WASHINGTON — The Senate Commerce Committee on Tuesday rejected a White House proposal to make it illegal for broadcasters to use their current analog channel after Dec. 31, 2006.
The Federal Communications Commission has targeted 2006 as the deadline for turning off broadcasters’ current analog channel — effectively forcing both consumers and the industry to switch cold turkey to digital television. The White House wants to write that FCC policy into law.
But an amendment sponsored by Sen. Conrad Burns (R-Mont.) deleted the White House proposal from a bill pending in the Senate Commerce Committee. The Burns amendment passed 15-6, over the objections of Commerce Committee chairman John McCain (R-Az.).
McCain wants to write the digital deadline into law, claiming that a speedy switch to digital technology was part of a deal that has already resulted in broadcasters getting a second channel for digital broadcasting for free.
“For us to say they don’t have to comply with what they’ve agreed to is just foolish,” said a frustrated McCain, adding, “It seems to me that we are playing fast and loose with the assets of the American taxpayer.”
McCain noted that the FCC has estimated that the analog spectrum could be worth as much as $20 billion on the open market. Both the FCC and the Congressional Budget Office have lowered their estimates of the spectrum value during the last year and a half as the airwave market has cooled. The CBO’s last estimate pegged the analog channels’ worth at $5.4 billion.
McCain did succeed in winning two votes aimed at keeping broadcasters’ feet to the fire when it comes to their valuable airwaves. In the first decision, McCain undercut a House Commerce Committee decision to allow broadcasters to keep their second channel unless 95% of households in their markets could receive a digital signal.
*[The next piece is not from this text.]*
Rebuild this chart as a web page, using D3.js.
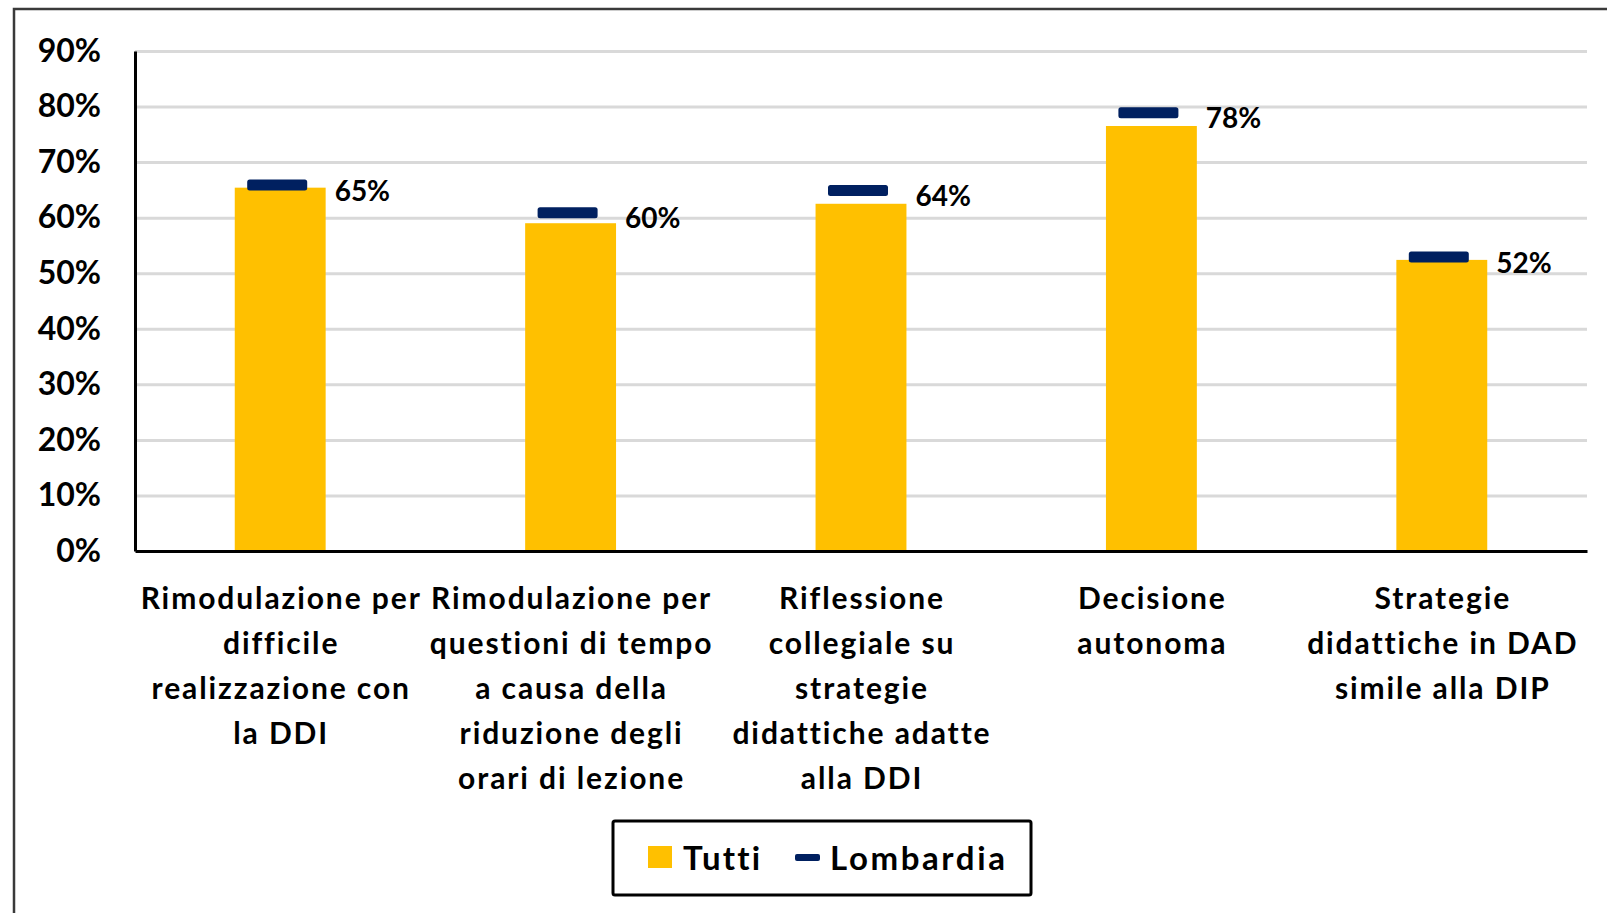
<!DOCTYPE html>
<html>
<head>
<meta charset="utf-8">
<script src="https://cdn.jsdelivr.net/npm/d3@7"></script>
<style>
  body { margin: 0; background: #fff; }
  svg { display: block; font-family: Lato, "Open Sans", sans-serif; font-weight: 700; font-variant-ligatures: none; }
</style>
</head>
<body>
<svg id="chart" width="1607" height="913"></svg>
<script>
// categories, one array of lines per label
const categories = ['A', 'B', 'C', 'D', 'E']
const categoryLines = [
    ['Rimodulazione per', 'difficile', 'realizzazione con', 'la DDI'],
    ['Rimodulazione per', 'questioni di tempo', 'a causa della', 'riduzione degli', 'orari di lezione'],
    ['Riflessione', 'collegiale su', 'strategie', 'didattiche adatte', 'alla DDI'],
    ['Decisione', 'autonoma'],
    ['Strategie', 'didattiche in DAD', 'simile alla DIP']
]
const tutti = [0.654, 0.590, 0.625, 0.765, 0.524]
const lombardia = [0.65, 0.60, 0.64, 0.78, 0.52]
const yTicks = [0, 0.1, 0.2, 0.3, 0.4, 0.5, 0.6, 0.7, 0.8, 0.9]
const seriesNames = ['Tutti', 'Lombardia']

const yellow = '#ffc000', navy = '#002060'
const pct = d3.format('.0%')

let svg = d3.select('#chart')

// outer frame (only top and left visible)
svg.append('path')
    .attr('d', 'M14,913 V9 H1607')
    .attr('fill', 'none')
    .attr('stroke', '#3a3a3a')
    .attr('stroke-width', 2.5)

let margin = {left: 135, right: 20, top: 51, bottom: 362}
let width = 1607 - margin.left - margin.right,
    height = 913 - margin.top - margin.bottom

let g = svg.append('g').attr('transform', `translate(${margin.left},${margin.top})`)

let x = d3.scaleBand().domain(categories).range([0, width]).padding(0)
let y = d3.scaleLinear().domain([0, 0.9]).range([height, 0])

// gridlines
g.append('g')
    .call(d3.axisLeft(y).tickValues(yTicks.slice(1)).tickSize(-width).tickFormat(''))
    .call(a => a.select('.domain').remove())
    .selectAll('line')
    .attr('stroke', '#d9d9d9')
    .attr('stroke-width', 3)

// bars
let barW = x.bandwidth() * 0.313
g.selectAll('.bar')
    .data(tutti)
    .enter().append('rect')
    .attr('x', (d, i) => x(categories[i]) + x.bandwidth() / 2 - barW / 2)
    .attr('y', d => y(d))
    .attr('width', barW)
    .attr('height', d => y(0) - y(d))
    .attr('fill', yellow)

// y axis
g.append('g')
    .call(d3.axisLeft(y).tickValues(yTicks).tickSize(0).tickSizeOuter(0).tickPadding(34).tickFormat(pct))
    .call(a => a.select('.domain').attr('stroke', '#000').attr('stroke-width', 3))
    .selectAll('text')
    .attr('font-family', 'Lato, sans-serif')
    .attr('font-weight', 700)
    .attr('font-size', 32)
    .attr('fill', '#000')

// x axis
g.append('g')
    .attr('transform', `translate(0,${height})`)
    .call(d3.axisBottom(x).tickSize(0).tickSizeOuter(0).tickFormat(''))
    .select('.domain').attr('stroke', '#000').attr('stroke-width', 3)

// category labels
let labels = g.append('g').selectAll('text')
    .data(categoryLines)
    .enter().append('text')
    .attr('text-anchor', 'middle')
    .attr('font-size', 30)
    .attr('letter-spacing', 1.9)
    .attr('fill', '#000')
labels.each(function (lines, i) {
    let t = d3.select(this)
    lines.forEach((line, j) => {
        t.append('tspan')
            .attr('x', x(categories[i]) + x.bandwidth() / 2 + 1)
            .attr('y', height + 47 + j * 45)
            .attr('dy', '0.35em')
            .text(line)
    })
})

// lombardia markers
g.selectAll('.marker')
    .data(lombardia)
    .enter().append('rect')
    .attr('x', (d, i) => x(categories[i]) + x.bandwidth() / 2 - 33)
    .attr('y', d => y(d) - 10.5)
    .attr('width', 60)
    .attr('height', 11)
    .attr('rx', 2.5)
    .attr('fill', navy)

// value labels
g.selectAll('.val')
    .data(lombardia)
    .enter().append('text')
    .attr('x', (d, i) => x(categories[i]) + x.bandwidth() / 2 + barW / 2 + 9)
    .attr('y', d => y(d) + 1)
    .attr('dy', '0.35em')
    .attr('font-size', 28)
    .attr('fill', '#000')
    .text(d => pct(d))

// legend
let legend = svg.append('g').attr('transform', 'translate(613,821)')
legend.append('rect')
    .attr('x', 0).attr('y', 0)
    .attr('width', 418).attr('height', 74)
    .attr('rx', 2)
    .attr('fill', '#fff')
    .attr('stroke', '#000')
    .attr('stroke-width', 3)
legend.append('rect')
    .attr('x', 35).attr('y', 25).attr('width', 24).attr('height', 22)
    .attr('fill', yellow)
legend.append('text')
    .attr('x', 70).attr('y', 37).attr('dy', '0.35em')
    .attr('font-size', 33)
    .attr('letter-spacing', 2.2)
    .text(seriesNames[0])
legend.append('rect')
    .attr('x', 182).attr('y', 33).attr('width', 25).attr('height', 7).attr('rx', 2)
    .attr('fill', navy)
legend.append('text')
    .attr('x', 217).attr('y', 37).attr('dy', '0.35em')
    .attr('font-size', 33)
    .attr('letter-spacing', 2.6)
    .text(seriesNames[1])
</script>
</body>
</html>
An amendment approved by McCain’s committee undermined the House voted by changing the emphasis from reception of a digital TV signal to “access” to a digital signal.
Under McCain’s proposal, the government can reclaim the channel as long as least 95% of a market has “access” to a digital signal. An aide to McCain defined access loosely as the option of receiving a digital signal via broadcast or cable. A home located within the reach of a digitally compatible cable system would be considered to have access to digital TV, even if the occupant is not a cable subscriber, said the McCain aide.
McCain also defeated a proposal that would have allowed the FCC to defer auctions of broadcasters’ current analog channels until well after the 2002 deadline set by congressional budgeteers and the Clinton administration.
Congressional bean counters have assigned both the House and Senate Commerce Committees to find at least $26 billion from spectrum auctions which will be used to offset the federal budget.
On Tuesday the Congressional Budget Office reviewed the House’s proposal on spectrum auctions and ruled that it would raise only $9 billion. That valuation means that the House Commerce Committee must go back to the drawing board to find additional revenue.
But as the reality of spectrum value clashes with the needs of the budget, several members of Congress have noted that budgeteers don’t seem interested in the true value of the spectrum as long as the speculative revenue from the auctions bridges the multibillion dollar holes in the budget.
Even McCain conceded that plugging holes in the budget with spectrum revenue had degenerated into “a game and a charade.”
And Sen. Ernest Hollings (D-S.C.) called the Committee’s efforts to balance the budget with airwave auctions “a grand fraud.”